Por Juan Soto
En un día sombrío, entre la tenue luz que la ciudad de la lluvia ofrecía, mis pasos me llevaron por las calles de Liceo. Era una jornada más de tantas, donde el hálito fresco de la mañana, apenas sentido, se mezclaba con la humedad persistente de la noche anterior. Bajo mis pies, las hojas, antaño vibrantes, yacían ahora deshechas por el incesante peregrinar de los transeúntes, un tapiz efímero de la vida que se desvanece. Mi cámara fotográfica, un ingenio de precisión para futilidades, salvo cuando captaba la esencia inmaculada de la Naturaleza, pendía de mi mano, testigo silencioso de mis divagaciones.
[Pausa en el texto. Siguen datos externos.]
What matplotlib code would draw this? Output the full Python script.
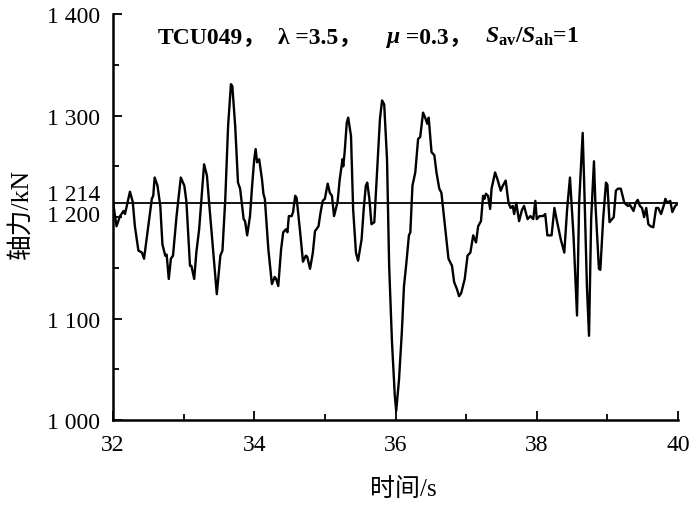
import matplotlib
matplotlib.use("Agg")
import matplotlib.pyplot as plt
import matplotlib.transforms as mtransforms
from matplotlib.ticker import MultipleLocator

plt.rcParams['font.family'] = ['Liberation Serif', 'Noto Sans CJK SC']
plt.rcParams['mathtext.fontset'] = 'custom'
plt.rcParams['mathtext.rm'] = 'Liberation Serif:bold'
plt.rcParams['mathtext.it'] = 'Liberation Serif:bold:italic'
plt.rcParams['mathtext.bf'] = 'Liberation Serif:bold'

# time (s) and axial force (kN)
time_s = [
    32.00, 32.05, 32.10, 32.15, 32.17, 32.24, 32.28, 32.31, 32.36, 32.41,
    32.44, 32.50, 32.55, 32.57, 32.59, 32.63, 32.67, 32.70, 32.74, 32.76,
    32.79, 32.82, 32.85, 32.90, 32.96, 33.01, 33.04, 33.09, 33.11, 33.15,
    33.18, 33.22, 33.26, 33.29, 33.33, 33.36, 33.42, 33.47, 33.52, 33.55,
    33.59, 33.63, 33.67, 33.69, 33.73, 33.77, 33.80, 33.85, 33.87, 33.90,
    33.94, 33.97, 34.00, 34.02, 34.04, 34.07, 34.11, 34.13, 34.15, 34.20,
    34.25, 34.29, 34.31, 34.34, 34.38, 34.41, 34.45, 34.47, 34.49, 34.53,
    34.55, 34.58, 34.60, 34.65, 34.69, 34.73, 34.75, 34.79, 34.83, 34.86,
    34.91, 34.94, 34.97, 35.00, 35.04, 35.07, 35.10, 35.13, 35.18, 35.21,
    35.25, 35.26, 35.28, 35.31, 35.33, 35.37, 35.40, 35.44, 35.47, 35.52,
    35.55, 35.58, 35.60, 35.63, 35.66, 35.70, 35.74, 35.78, 35.81, 35.84,
    35.88, 35.91, 35.95, 35.99, 36.01, 36.05, 36.09, 36.12, 36.15, 36.19,
    36.21, 36.24, 36.28, 36.32, 36.35, 36.39, 36.42, 36.45, 36.47, 36.51,
    36.55, 36.58, 36.62, 36.65, 36.70, 36.75, 36.80, 36.83, 36.87, 36.90,
    36.93, 36.98, 37.02, 37.06, 37.10, 37.14, 37.17, 37.21, 37.24, 37.26,
    37.28, 37.31, 37.34, 37.36, 37.41, 37.44, 37.49, 37.52, 37.56, 37.60,
    37.63, 37.66, 37.68, 37.71, 37.75, 37.79, 37.82, 37.87, 37.91, 37.95,
    37.98, 38.00, 38.04, 38.09, 38.12, 38.15, 38.21, 38.25, 38.28, 38.34,
    38.39, 38.43, 38.47, 38.52, 38.57, 38.60, 38.65, 38.67, 38.71, 38.74,
    38.77, 38.81, 38.83, 38.88, 38.90, 38.94, 38.98, 39.00, 39.03, 39.09,
    39.12, 39.15, 39.19, 39.24, 39.29, 39.32, 39.37, 39.40, 39.43, 39.46,
    39.49, 39.52, 39.55, 39.58, 39.61, 39.65, 39.69, 39.72, 39.76, 39.80,
    39.82, 39.85, 39.89, 39.92, 39.96, 39.98,
]
axial_force = [
    1215, 1191, 1201, 1206, 1203, 1225, 1215, 1191, 1167, 1165,
    1159, 1191, 1218, 1221, 1239, 1231, 1211, 1173, 1162, 1163,
    1139, 1159, 1162, 1201, 1239, 1231, 1215, 1152, 1152, 1139,
    1165, 1188, 1224, 1252, 1241, 1215, 1165, 1124, 1162, 1167,
    1218, 1290, 1331, 1329, 1290, 1234, 1228, 1198, 1196, 1182,
    1201, 1231, 1257, 1267, 1254, 1257, 1237, 1223, 1218, 1168,
    1134, 1141, 1139, 1132, 1168, 1185, 1188, 1185, 1201, 1201,
    1205, 1221, 1219, 1185, 1156, 1162, 1161, 1149, 1165, 1186,
    1191, 1205, 1216, 1218, 1233, 1224, 1221, 1201, 1215, 1237,
    1257, 1250, 1264, 1293, 1298, 1280, 1208, 1165, 1157, 1178,
    1208, 1231, 1234, 1218, 1193, 1195, 1247, 1297, 1315, 1311,
    1257, 1152, 1077, 1024, 1009, 1040, 1087, 1132, 1152, 1182,
    1185, 1231, 1244, 1277, 1279, 1303, 1298, 1292, 1298, 1264,
    1261, 1244, 1228, 1224, 1191, 1159, 1152, 1136, 1129, 1122,
    1125, 1139, 1162, 1165, 1182, 1175, 1191, 1196, 1221, 1218,
    1223, 1221, 1208, 1228, 1244, 1238, 1226, 1231, 1236, 1214,
    1209, 1211, 1203, 1214, 1196, 1207, 1211, 1198, 1201, 1198,
    1216, 1198, 1201, 1201, 1203, 1182, 1182, 1209, 1198, 1178,
    1165, 1208, 1239, 1182, 1103, 1214, 1283, 1237, 1132, 1083,
    1198, 1255, 1214, 1149, 1148, 1198, 1234, 1232, 1195, 1200,
    1226, 1228, 1228, 1214, 1211, 1212, 1206, 1214, 1217, 1211,
    1209, 1200, 1209, 1193, 1191, 1190, 1209, 1209, 1203, 1212,
    1218, 1214, 1216, 1205, 1211, 1212,
]
mean_force = 1214

y_ticks = [1000, 1100, 1200, 1214, 1300, 1400]
y_labels = ["1 000", "1 100", "1 200", "1 214", "1 300", "1 400"]
x_ticks = [32, 34, 36, 38, 40]

# title groups: each a list of (text, font style), with its start in axes x
title_groups = [
    (0.080, [("TCU049，", 'normal')]),
    (0.292, [("λ =3.5，", 'normal')]),
    (0.485, [("μ", 'italic'), (" =0.3，", 'normal')]),
    (0.658, [("$S_{\\mathrm{av}}/S_{\\mathrm{ah}}$=1", 'normal')]),
]

fig = plt.figure(figsize=(7, 5.06), dpi=100)
ax = fig.add_axes([0.1614, 0.168, 0.8072, 0.802])

ax.plot(time_s, axial_force, color='black', lw=1.7)
ax.axhline(mean_force, color='black', lw=1.3)

ax.set_xlim(32, 40)
ax.set_ylim(1000, 1400)
ax.set_xticks(x_ticks)
ax.xaxis.set_minor_locator(MultipleLocator(1))
ax.set_yticks(y_ticks)
ax.set_yticklabels(y_labels)
ax.yaxis.set_minor_locator(MultipleLocator(50))

for side in ['top', 'right']:
    ax.spines[side].set_visible(False)
for side in ['left', 'bottom']:
    ax.spines[side].set_linewidth(1.8)

ax.tick_params(which='major', direction='in', length=6.5, width=1.3,
               labelsize=17, pad=9)
ax.tick_params(which='minor', direction='in', length=4.5, width=1.3)
ax.tick_params(axis='x', which='major', pad=10)

# no tick mark for the mean line, and nudge the crowded labels apart
ax.yaxis.get_major_ticks()[3].tick1line.set_visible(False)
for lab in ax.get_yticklabels():
    if lab.get_text() == "1 214":
        lab.set_transform(lab.get_transform() +
                          mtransforms.ScaledTranslation(0, 8 / 72, fig.dpi_scale_trans))
    elif lab.get_text() == "1 200":
        lab.set_transform(lab.get_transform() +
                          mtransforms.ScaledTranslation(0, 3 / 72, fig.dpi_scale_trans))

ax.set_xlabel("时间/s", fontsize=18)
ax.xaxis.set_label_coords(0.513, -0.140)
ax.set_ylabel("轴力/kN", fontsize=18.5)
ax.yaxis.set_label_coords(-0.142, 0.51)

# title inside the axes, pieces laid end to end on a common baseline
fig.canvas.draw()
renderer = fig.canvas.get_renderer()
for x0, pieces in title_groups:
    x_disp, y_disp = ax.transAxes.transform((x0, 0.931))
    for txt, style in pieces:
        t = fig.text(x_disp / fig.bbox.width, y_disp / fig.bbox.height, txt,
                     fontsize=17, fontweight='bold', fontstyle=style,
                     ha='left', va='baseline')
        x_disp = t.get_window_extent(renderer).x1

fig.savefig("out.png", dpi=100)
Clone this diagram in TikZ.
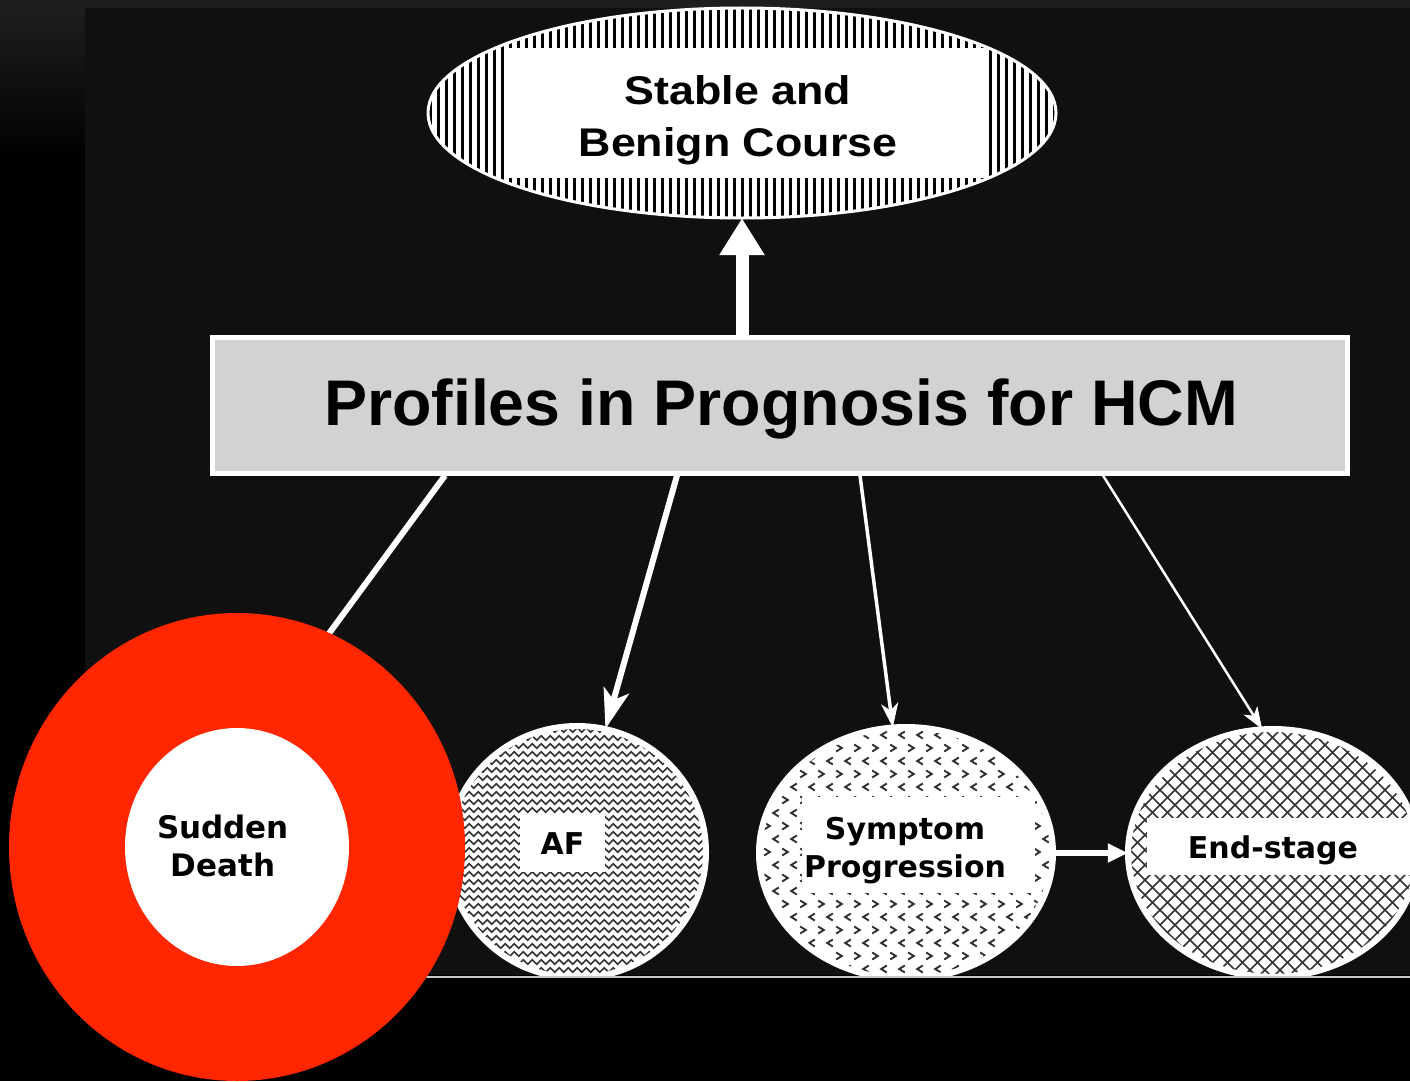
\documentclass[tikz,border=0pt]{standalone}
\usepackage{fontspec}
\usetikzlibrary{shapes.geometric,arrows.meta,decorations.pathmorphing}
\newfontfamily\helv{Liberation Sans}
\newfontfamily\dvs{DejaVu Sans}
\definecolor{ringred}{RGB}{255,38,0}
\definecolor{panel}{RGB}{16,16,16}
\definecolor{topstrip}{RGB}{30,30,30}
\definecolor{profgray}{RGB}{210,210,210}
\definecolor{patgray}{RGB}{50,50,50}
\definecolor{lightline}{RGB}{200,200,200}
\begin{document}
\begin{tikzpicture}[x=1pt,y=-1pt,
  ellnode/.style={ellipse, fill=white, inner sep=0pt, draw=none},
  lblbox/.style={rectangle, fill=white, inner sep=0pt},
  toptxt/.style={font=\helv\bfseries\fontsize{40}{52}\selectfont, align=center, text=black, inner sep=0pt},
  proftxt/.style={font=\helv\bfseries\fontsize{64.5}{70}\selectfont, text=black, inner sep=0pt},
  bottxt/.style={font=\dvs\bfseries\fontsize{30}{38}\selectfont, align=center, text=black, inner sep=0pt},
  hatchv/.style={black, line width=3pt},
  zig/.style={patgray, line width=1.6pt, decorate, decoration={zigzag, segment length=9pt, amplitude=2.3pt}},
  chev/.style={patgray, line width=1.9pt},
  xhatch/.style={patgray, line width=1.7pt},
  rim/.style={white, line width=6pt},
  conn/.style={white, line width=6pt}
]
\useasboundingbox (0,0) rectangle (1410,1081);
\fill[black] (0,0) rectangle (1410,1081);
\fill[topstrip] (0,0) rectangle (1410,8);
\shade[top color=topstrip, bottom color=black] (0,8) rectangle (85,160);
\fill[panel] (85,8) rectangle (1410,975);
\draw[lightline, line width=2pt] (300,977) -- (1410,977);

% Stable and Benign Course
\node[ellnode, minimum width=628pt, minimum height=210pt] (stable) at (742,113) {};
\begin{scope}
  \clip (stable.center) ellipse [x radius=314pt, y radius=105pt];
  \foreach \k in {0,...,80} \draw[hatchv] ({430+8*\k},0) -- ++(0,230);
\end{scope}
\node[lblbox, minimum width=476pt, minimum height=130pt] (stablebox) at (746,113) {};
\node[toptxt] (stabletxt) at (738,120) {\scalebox{1.12}[1]{Stable and}\\\scalebox{1.12}[1]{Benign Course}};
\draw[white, line width=3pt] (stable.center) ellipse [x radius=314pt, y radius=105pt];

% Main box
\node[draw=white, line width=5pt, fill=profgray, minimum width=1135pt, minimum height=136pt, inner sep=0pt] (prof) at (779.5,405) {};
\node[proftxt] (proftitle) at (781,409) {Profiles in Prognosis for HCM};

\draw[white, line width=13pt, -{Triangle[length=37pt,width=43pt]}] ([xshift=-37.5pt]prof.north) -- (stable.south);

\begin{scope}
  \clip (85,8) rectangle (1410,975);
  % AF
  \node[ellnode, minimum width=258pt, minimum height=252pt] (af) at (577,852) {};
  \begin{scope}
    \clip (af.center) ellipse [x radius=129pt, y radius=126pt];
    \foreach \r in {0,...,33} \draw[zig] (440,{722+8*\r}) -- (720,{722+8*\r});
  \end{scope}
  \node[lblbox, bottxt, minimum width=85pt, minimum height=57pt] (aflbl) at (562.5,843.5) {AF};
  \draw[rim] (af.center) ellipse [x radius=129pt, y radius=126pt];
  % Symptom Progression
  \node[ellnode, minimum width=294pt, minimum height=252pt] (sym) at (906,853) {};
  \begin{scope}
    \clip (sym.center) ellipse [x radius=147pt, y radius=126pt];
    \foreach \i in {0,...,18} {
      \pgfmathsetmacro\yy{735+13*\i}
      \pgfmathsetmacro\off{mod(\i,2)*9}
      \pgfmathsetmacro\dir{2.8*(1-2*mod(\i,2))}
      \foreach \j in {0,...,16} {
        \pgfmathsetmacro\xx{758+18*\j+\off}
        \draw[chev] ({\xx+\dir},{\yy-3.5}) -- ({\xx-\dir},\yy) -- ({\xx+\dir},{\yy+3.5});
      }
    }
  \end{scope}
  \node[lblbox, minimum width=233pt, minimum height=96pt] (symbox) at (918.5,845) {};
  \node[bottxt] (symtxt) at (905,851) {Symptom\\Progression};
  \draw[rim] (sym.center) ellipse [x radius=147pt, y radius=126pt];
  % End-stage
  \node[ellnode, minimum width=290pt, minimum height=248pt] (endst) at (1273,853) {};
  \begin{scope}
    \clip (endst.center) ellipse [x radius=145pt, y radius=124pt];
    \foreach \k in {0,...,60} {
      \draw[xhatch] ({800+15*\k},700) -- ++(300,300);
      \draw[xhatch] ({800+15*\k},700) -- ++(-300,300);
    }
  \end{scope}
  \node[lblbox, minimum width=273pt, minimum height=57pt] (endbox) at (1283.5,846.5) {};
  \node[bottxt] (endtxt) at (1273,850) {End-stage};
  \draw[rim] (endst.center) ellipse [x radius=145pt, y radius=124pt];
\end{scope}

% Connectors
\coordinate (sdend) at (300,673);
\draw[conn] ([xshift=-334.5pt]prof.south) -- (sdend);
\draw[white, line width=6pt, -{Stealth[length=40pt,width=26pt,inset=10pt]}] ([xshift=-102.5pt]prof.south) -- (af.77);
\draw[white, line width=3.5pt, -{Stealth[length=24pt,width=17pt,inset=7pt]}] ([xshift=80.5pt]prof.south) -- (sym.96);
\draw[white, line width=2.5pt, -{Stealth[length=22pt,width=16pt,inset=6pt]}] ([xshift=323.5pt]prof.south) -- (endst.95);
\draw[white, line width=6pt, -{Triangle[length=20pt,width=18pt]}] (sym.east) -- (endst.west);

% Red ring and Sudden Death
\fill[ringred] (237,847) ellipse [x radius=228pt, y radius=234pt];
\node[ellnode, minimum width=224pt, minimum height=238pt] (sd) at (237,847) {};
\node[bottxt, font=\dvs\bfseries\fontsize{31}{38}\selectfont] (sdtxt) at (223,846) {Sudden\\Death};
\end{tikzpicture}
\end{document}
Al doblar la esquina del Liceo, un viento helado me obligó a ajustar mi jubón oscuro, cuyos botones relucían como ojos de azabache. Mis ojos, acostumbrados a la observación minuciosa, se posaron entonces en una catedral gótica que se alzaba majestuosa al otro lado de la calle. Su pétrea magnificencia se erguía hacia los cielos, como un himno silencioso a una fe antigua. A sus flancos, dos ángeles custodios, esculpidos en la dura roca, brandían espadas desenvainadas: una apuntaba al cenit, la otra al abismo. El de la izquierda, insólitamente, exhibía una serpiente enroscada que ascendía desde sus pies, abrazando el arma con una elocuencia perturbadora.
Entre estos dos ángeles flamígeros, los escalones de la entrada invitaban al umbral de las puertas principales, sobre las cuales un vitral circular de inefable belleza se mostraba en el centro superior. Su intrincado diseño me recordó vivamente los arcanos vitriales del alquimista F. Detuve mi marcha, absorto en la contemplación de esta obra de arte, cuya lejanía apenas me permitía vislumbrar el altar y los cirios encendidos por la devoción de los fieles. Mi curiosidad, siempre un fiel compañero, se deleitaba en la intrínseca belleza de la edificación.
Sin embargo, mi mirada fue inexorablemente atraída de nuevo hacia el ángel de mi izquierda, en particular hacia la serpiente que lo adornaba. Una pregunta ineludible surgió en mi mente: ¿Por qué un ángel en una catedral que proclama la fe cristiana portaría una serpiente, símbolo ancestral de protección o autoridad, tan vinculado a las sombras del Génesis? En ese instante, una revelación se hizo clara, como un rayo de luz en la penumbra. Comprendí la intrincada conexión entre este mundo caído y las fuerzas del mal.
El simbolismo, percibí, no es meramente una forma de expresión artística; es una herramienta insidiosa para penetrar la mente, un lenguaje velado que guarda mensajes entre los iniciados de las ciencias ocultas. Y aquella catedral, lejos de ser una excepción, se revelaba como una continuación de un engaño serpentino que, cual hilo invisible, se extiende hasta nuestros días.
El que tenga oídos para oír, que oiga.